* Set exercise *
Without the pictures, return all of the material exactly as written.

* Material *
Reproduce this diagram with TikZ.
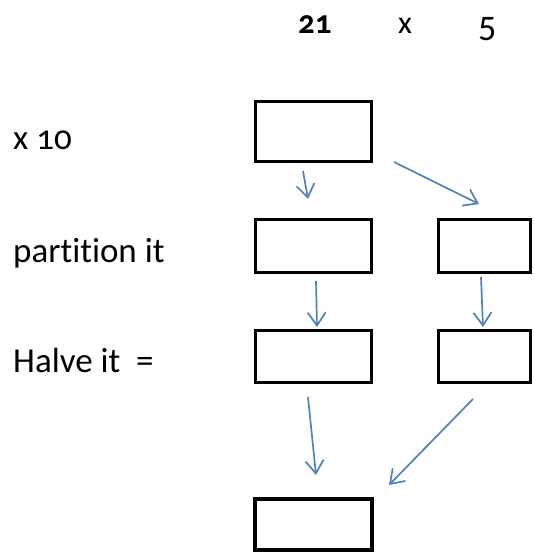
\documentclass[tikz,border=0pt]{standalone}
\usepackage{fontspec}
\setmainfont{Carlito}[Ligatures=NoCommon]
\newfontfamily\oldnum{Carlito}[Numbers=OldStyle,Ligatures=NoCommon]
\usetikzlibrary{arrows.meta}
\definecolor{arrowblue}{HTML}{4F81BD}
\tikzset{
  box/.style={draw=black, line width=2.7pt, inner sep=0pt, fill=none},
  lbl/.style={anchor=base west, inner sep=0pt, font=\fontsize{35}{40}\selectfont},
  conn/.style={draw=arrowblue, line width=1.7pt, -{Straight Barb[length=13pt,width=18pt]}}
}
\begin{document}
\begin{tikzpicture}[x=1pt,y=-1pt]
\useasboundingbox (0,0) rectangle (533,554);
% top labels
\node[lbl, font=\fontsize{33}{38}\selectfont\bfseries\oldnum] (t21) at (298,33) {21};
\node[lbl, font=\fontsize{32}{36}\selectfont] (tx) at (398,33) {x};
\node[lbl, font=\fontsize{36}{40}\selectfont] (t5) at (478,40) {5};
% side labels
\node[lbl, font=\fontsize{35}{40}\selectfont\oldnum] (lx) at (13,149) {x 10};
\node[lbl] (lp) at (13,262) {partition it};
\node[lbl] (lh) at (13,372) {Halve it\ \ =};
% boxes
\node[box, minimum width=116pt, minimum height=60pt] (b1) at (313.5,131.5) {};
\node[box, minimum width=116pt, minimum height=53pt] (b2l) at (313.5,246) {};
\node[box, minimum width=92pt, minimum height=53pt] (b2r) at (484.5,246) {};
\node[box, minimum width=116pt, minimum height=52pt] (b3l) at (313.5,356.5) {};
\node[box, minimum width=92pt, minimum height=52pt] (b3r) at (484.5,356.5) {};
\node[box, line width=4pt, minimum width=117pt, minimum height=51pt] (b4) at (313.5,524.5) {};
% arrow ends
\coordinate (a1s) at (303,171); \coordinate (a1e) at (308,199);
\coordinate (a2s) at (394,162); \coordinate (a2e) at (479,204);
\coordinate (a3s) at (316,281); \coordinate (a3e) at (317,327);
\coordinate (a4s) at (481,277); \coordinate (a4e) at (483,327);
\coordinate (a5s) at (308,397); \coordinate (a5e) at (316,475);
\coordinate (a6s) at (473,399); \coordinate (a6e) at (389,485);
\draw[conn] (a1s) -- (a1e);
\draw[conn] (a2s) -- (a2e);
\draw[conn] (a3s) -- (a3e);
\draw[conn] (a4s) -- (a4e);
\draw[conn] (a5s) -- (a5e);
\draw[conn] (a6s) -- (a6e);
\end{tikzpicture}
\end{document}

* Result for this exercise *
Reproduce this diagram with TikZ.
\documentclass[tikz,border=0pt]{standalone}
\usepackage{fontspec}
\setmainfont{Carlito}[Ligatures=NoCommon]
\newfontfamily\oldnum{Carlito}[Numbers=OldStyle,Ligatures=NoCommon]
\usetikzlibrary{arrows.meta}
\definecolor{arrowblue}{HTML}{4F81BD}
\tikzset{
  box/.style={draw=black, line width=2.7pt, inner sep=0pt, fill=none},
  lbl/.style={anchor=base west, inner sep=0pt, font=\fontsize{35}{40}\selectfont},
  conn/.style={draw=arrowblue, line width=1.7pt, -{Straight Barb[length=13pt,width=18pt]}}
}
\begin{document}
\begin{tikzpicture}[x=1pt,y=-1pt]
\useasboundingbox (0,0) rectangle (533,554);
% top labels
\node[lbl, font=\fontsize{33}{38}\selectfont\bfseries\oldnum] (t21) at (298,33) {21};
\node[lbl, font=\fontsize{32}{36}\selectfont] (tx) at (398,33) {x};
\node[lbl, font=\fontsize{36}{40}\selectfont] (t5) at (478,40) {5};
% side labels
\node[lbl, font=\fontsize{35}{40}\selectfont\oldnum] (lx) at (13,149) {x 10};
\node[lbl] (lp) at (13,262) {partition it};
\node[lbl] (lh) at (13,372) {Halve it\ \ =};
% boxes
\node[box, minimum width=116pt, minimum height=60pt] (b1) at (313.5,131.5) {};
\node[box, minimum width=116pt, minimum height=53pt] (b2l) at (313.5,246) {};
\node[box, minimum width=92pt, minimum height=53pt] (b2r) at (484.5,246) {};
\node[box, minimum width=116pt, minimum height=52pt] (b3l) at (313.5,356.5) {};
\node[box, minimum width=92pt, minimum height=52pt] (b3r) at (484.5,356.5) {};
\node[box, line width=4pt, minimum width=117pt, minimum height=51pt] (b4) at (313.5,524.5) {};
% arrow ends
\coordinate (a1s) at (303,171); \coordinate (a1e) at (308,199);
\coordinate (a2s) at (394,162); \coordinate (a2e) at (479,204);
\coordinate (a3s) at (316,281); \coordinate (a3e) at (317,327);
\coordinate (a4s) at (481,277); \coordinate (a4e) at (483,327);
\coordinate (a5s) at (308,397); \coordinate (a5e) at (316,475);
\coordinate (a6s) at (473,399); \coordinate (a6e) at (389,485);
\draw[conn] (a1s) -- (a1e);
\draw[conn] (a2s) -- (a2e);
\draw[conn] (a3s) -- (a3e);
\draw[conn] (a4s) -- (a4e);
\draw[conn] (a5s) -- (a5e);
\draw[conn] (a6s) -- (a6e);
\end{tikzpicture}
\end{document}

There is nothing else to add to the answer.